Voller Neugier und Spannung reiste ich am 1. 5. 1961 zum Sommersemester nach Freiburg. Dort empfing mich eine neue Welt nach dem Büroalltag und der oft grauen Stimmung am Niederrhein.
Bei der Ankunft strahlte für mich die Sonne, erfreuten mich das Stadtbild mit dem Münster, den Toren und Bächli, die Berge rundherum, die Villa, in der ich wohnen durfte, insgesamt das Flair der Stadt.
Ich war fasziniert. Meine Begeisterung steigerte sich noch, als ich am nächsten Tag bei meinem Bummel durch die Uni ein Plakat entdeckte mit der Info, dass der Bachchor neue Sängerinnen und Sänger suchte für die Aufführung der h-moll-Messe von Bach. Auf diese Messe war ich aufmerksam gemacht worden durch die Mutter meines ersten Freundes, einer Sängerin, die mir von dieser Messe vorgeschwärmt hatte. So eine Überraschung – als hätte der Chor genau dieses Programm für mich geplant. Ich meldete mich sofort dafür an.
Schon am nächsten Tag fanden die ersten Veranstaltungen statt, und ich musste an einer Probeklausur für die Zulassung zum Lateinstudium teilnehmen, die ich, wie sich ergab, mühelos bestand.

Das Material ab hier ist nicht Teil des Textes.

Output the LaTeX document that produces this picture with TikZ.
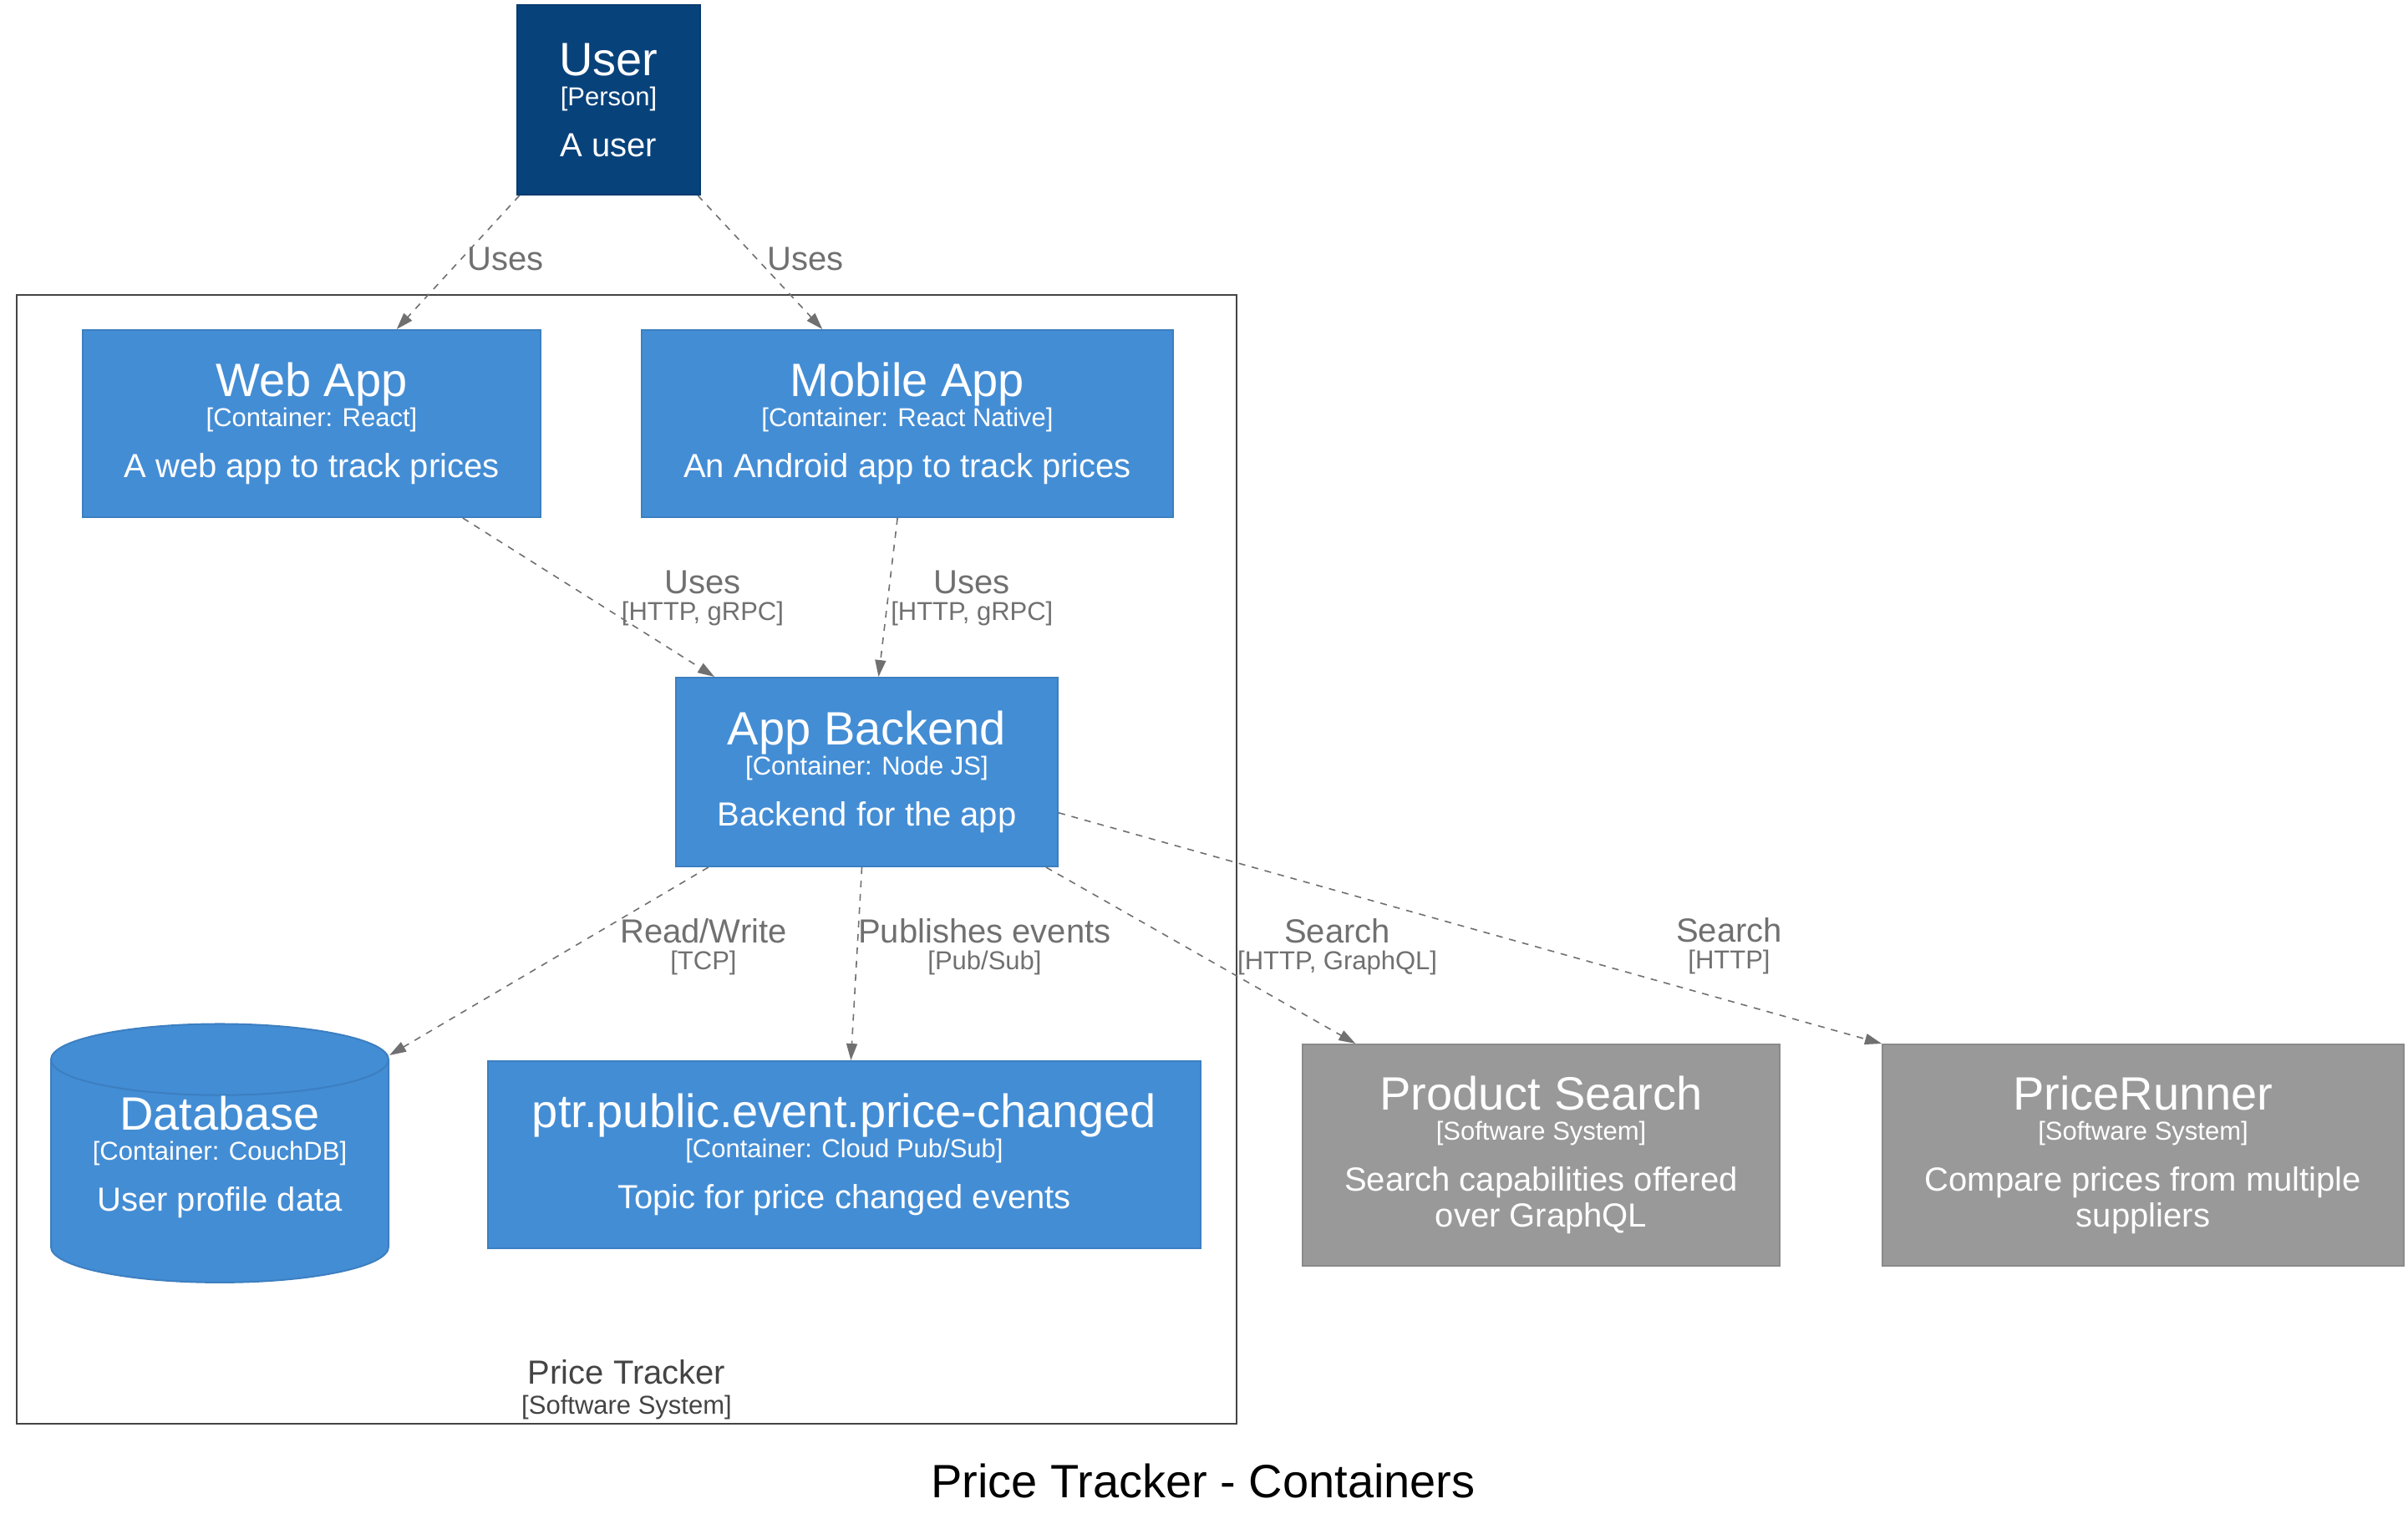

Es ging alles traumhaft gut. Begeistert war ich auch vom Studentenleben nach zweijähriger Bürotätigkeit, von den vielen Kontakten mit den Studienkollegen und -Kolleginnen, die eine andere Kommunikation pflegten als viele der Personen, die ich von zu Hause gewohnt war.
Ich glaube, dass kein Ereignis in meinem Leben so eine Begeisterung hervorgerufen hat wie dieser Studienbeginn in Freiburg.
Ich träume heute noch von Freiburg und dem wunderbaren Beginn des Studiums dort.